BRASÍLIA – Mesmo com o apelo e as críticas dos presidentes da Câmara e do Senado e o bombardeio da oposição, o governo não vai rever o decreto da presidente Dilma Rousseff que institui a Política Nacional de Participação Social e regulamenta a atuação dos conselhos populares, garante o ministro-chefe da Secretaria Geral da Presidência da República, Gilberto Carvalho. “E o Congresso vai ter que explicar para a sociedade por que derrotou uma proposta em que nada ofende”. Segundo Carvalho, o governo ficou muito assustado com a reação ao decreto, que, diz ele, não determina a criação de conselhos, mas estimula setores que não têm esta prática a adotá-la.
Há ao menos 40 conselhos e comissões dentro do governo. Não são suficientes? Qual a necessidade do decreto?
Ficamos muito assustados com a reação que houve. O decreto não determina criação de conselhos; o que faz é estimular que setores que não têm essa prática a adotarem-na. O decreto é para dar uma organizada geral nos conselhos e estimular novas formas de participação, como as mídias sociais. Temos consciência de que não se deve criar conselhos por decreto. Os que existem, quase todos foram criados por lei, ou seja, passaram pelo Congresso Nacional. É uma loucura esses caras dizerem que haverá um conselho, por exemplo, no Ministério da Defesa, que vai quebrar sigilos. O que o decreto faz é reconhecer a realidade. Se o Congresso tiver interesse em discutir conselhos, maravilha. Há muitos defeitos na representação.
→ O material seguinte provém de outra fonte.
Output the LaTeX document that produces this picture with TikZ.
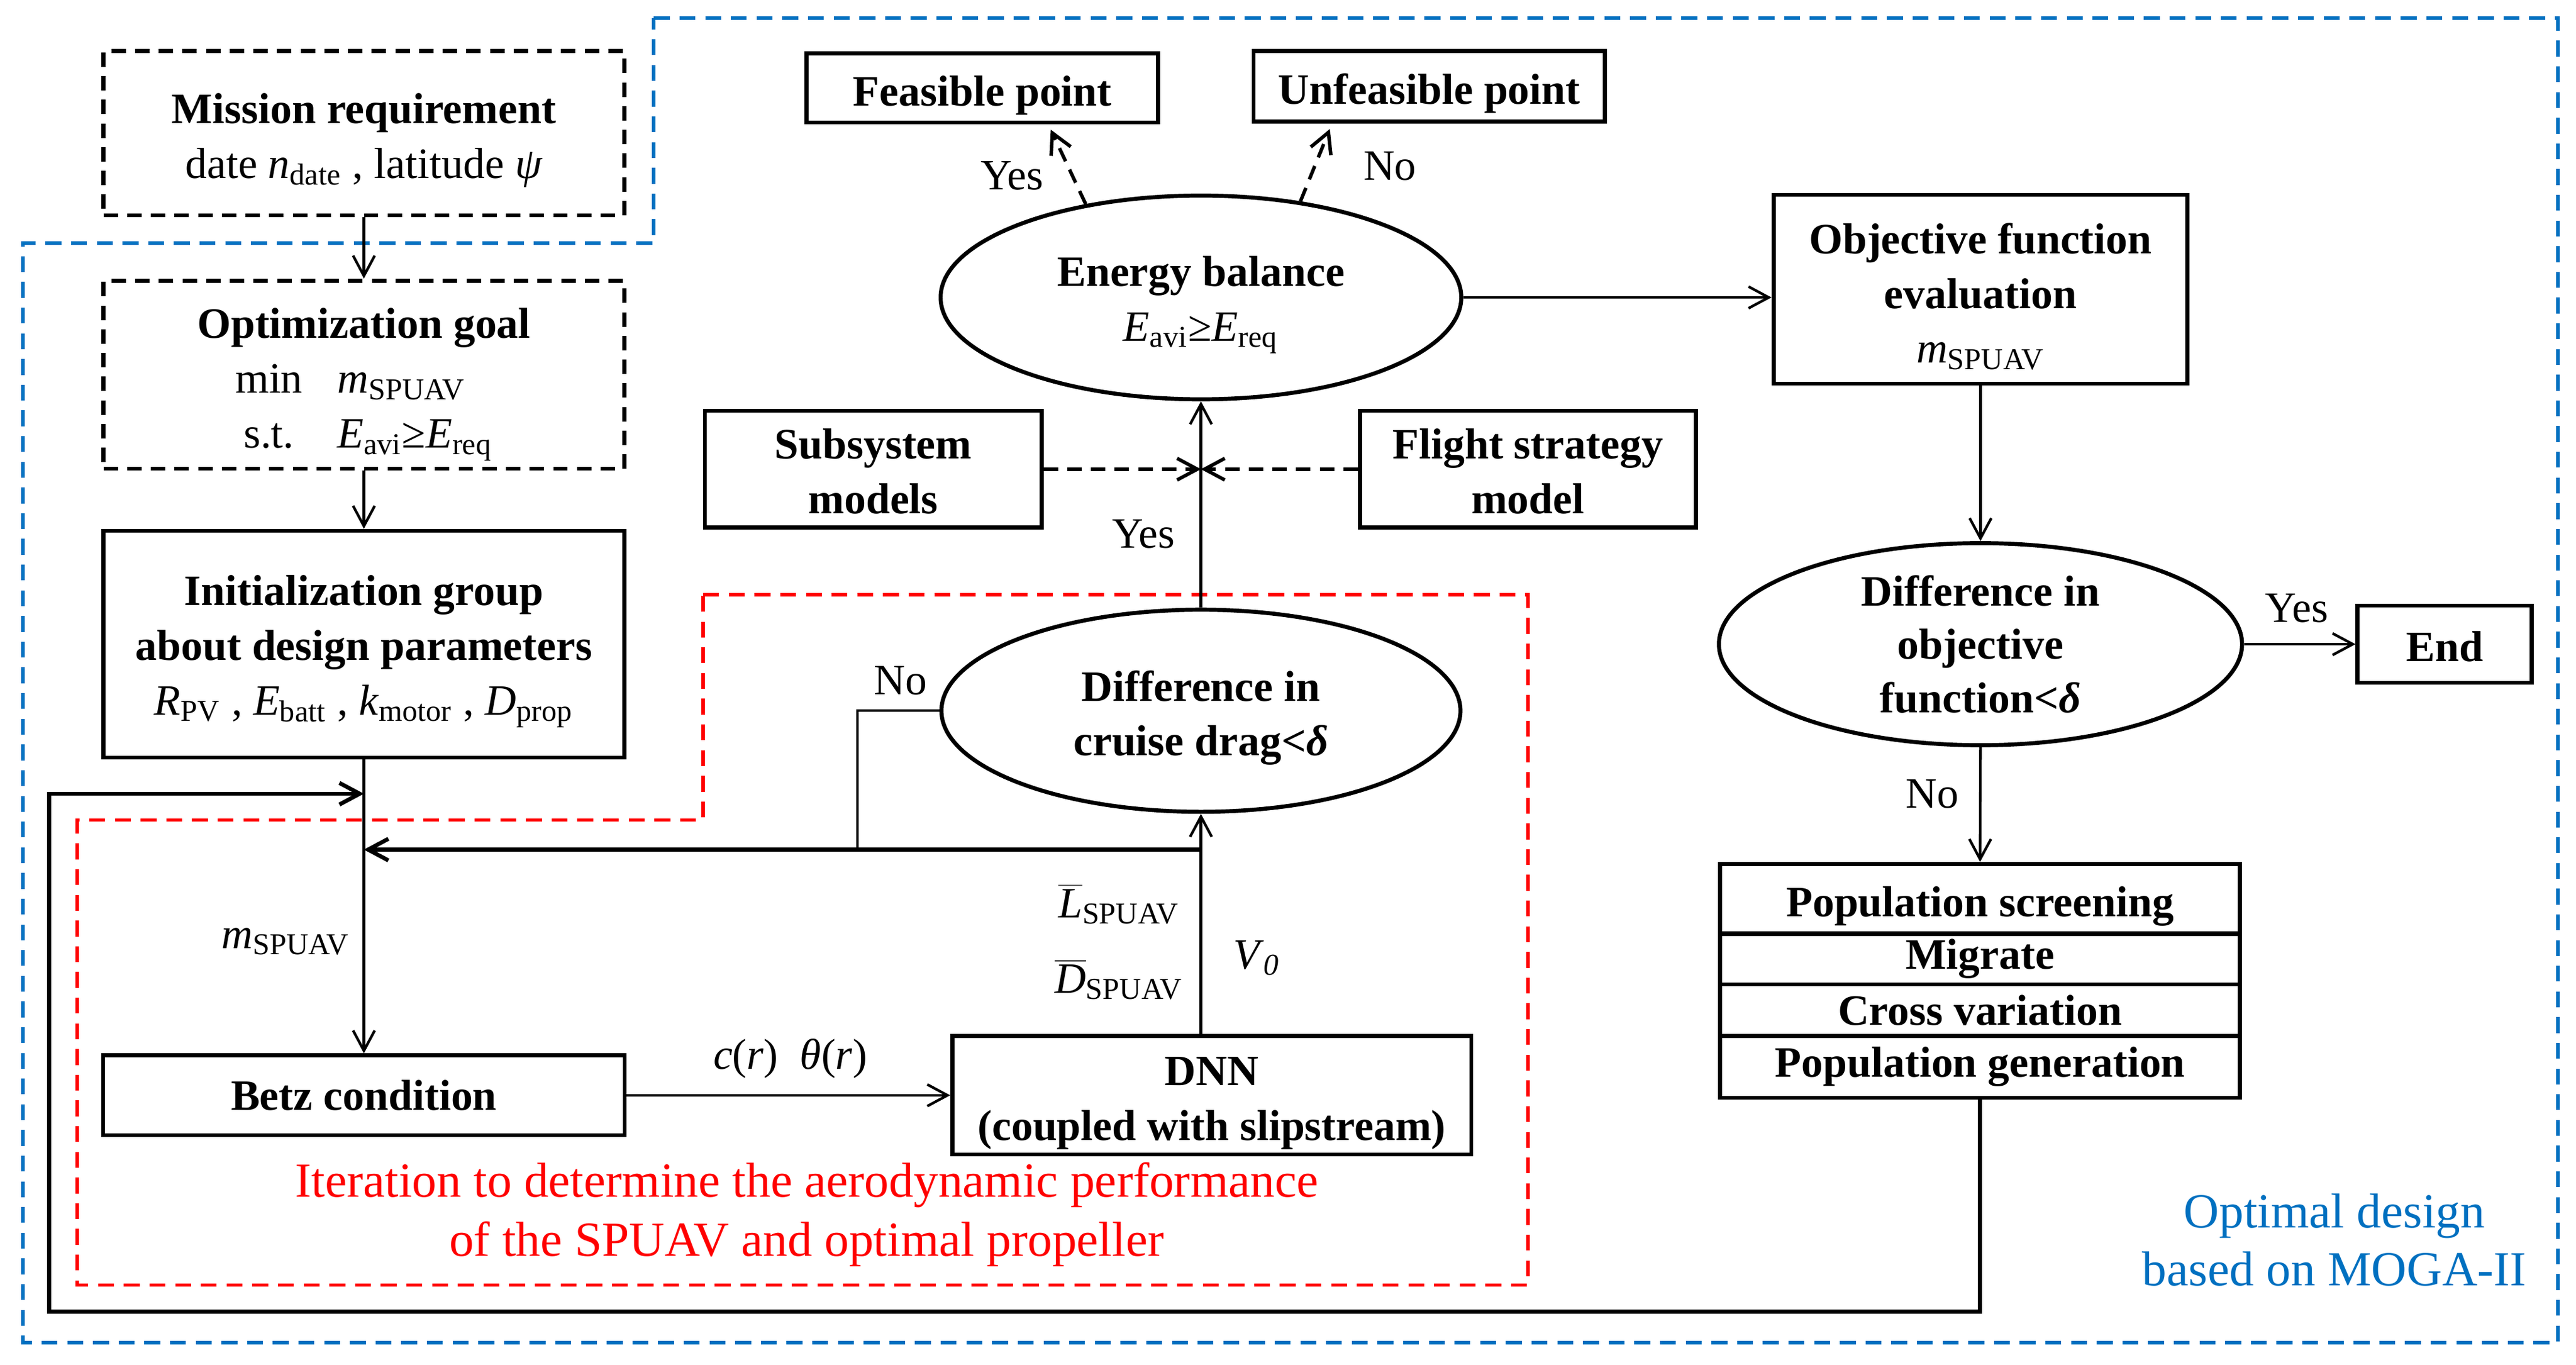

Os conselhos hoje são apenas consultivos. O decreto dá mais poderes a eles?
Essa é uma bronca dos conselhos. Eles querem ter poder de decisão dentro do governo. Esse é um debate que nunca arriscamos. O governo resiste. Transitar do poder consultivo para o deliberativo é complicado. Aí, sim, haveria muita chiadeira. Mudaria o caráter do conselho, e isso precisaria passar pelo parlamento.
Outro temor é que decisões do governo tenham que ser submetidas a eles.
Não existe isso no texto. Os conselhos, que existem desde a década de 30, apenas contribuem com o Executivo, não decidem. Só o Conama (Meio Ambiente) e o Conanda (Criança e Adolescente) têm poder executivo. Lançamos o decreto num momento de confraternização com a sociedade civil. E, nesse clima eleitoral, alguns articulistas e órgãos de imprensa fizeram uma leitura enviesada e convenceram parlamentares de sua inconstitucionalidade.
Os conselhos hoje só atuam na área de políticas sociais. Por que não, por exemplo, na economia?
Na atual correlação de forças e na formação do governo, vejo com muita dificuldade que se consiga criar uma participação social no Conselho Monetário Nacional (CMN) ou em outro conselho da área financeira. Até na área de infraestrutura é difícil. Tanto que o decreto não fala de conselhos nessa área. A novidade é que teremos um fórum de representação da sociedade no Itamaraty. Serão duas reuniões anuais para avaliação da nossa política externa. Insistimos que esses conselhos só beneficiam a sociedade, porque cobram do governo transparência. Dá trabalho essa coisa de ter que sentar, discutir, ouvir. Mas é necessário.
É zero a chance de a presidente rever o texto?
É zero! É zero! A gente prefere ser derrotado. E aí o Congresso vai ter que explicar para a sociedade porque derrotou uma proposta em que nada ofende. Não queremos briga. Se o Congresso aceitar, gostaríamos de fazer audiência pública para discutir a natureza e o amadurecimento da participação da sociedade. Não só por conta das manifestações. É didático. Um governo democrático tem que estar aberto para esse debate, se não vai gerando processos muito mais complexos, como os black blocs e outras formas que criam enormes problemas para a sociedade. A relação com os conselhos é imperfeita. Eles dão muito pau no governo. Há ministérios, e ministros, mais sensíveis a essa participação, mas há outros que não gostam, porque dá trabalho. É um espaço que não é de lazer nem de cooptação. Tem representatividade até de outros partidos. Não é coisa do PT.
O público das manifestações de junho é bem diferente do que frequenta conferências e conselhos, não?
Sim, daí a nossa inquietude de abrir para a participação das redes sociais nessas esferas. Em São Paulo, começou com o movimento da juventude ligada à questão da passagem de ônibus. Depois foi crescendo, houve repressão. Mas houve adesão de muitos setores, até conservadores. O lamentável é uma minoria que argumenta que a atuação da polícia na periferia justifica a violência nesses atos. Dizem que não agem contra as pessoas, mas contra os bancos. Mas também acabam destruindo lixeiras e placas de trânsito. Para eles, o PSTU e o PSOL representam a direita e nós, o governo, somos bandidos. Por isso os atos perderam fôlego.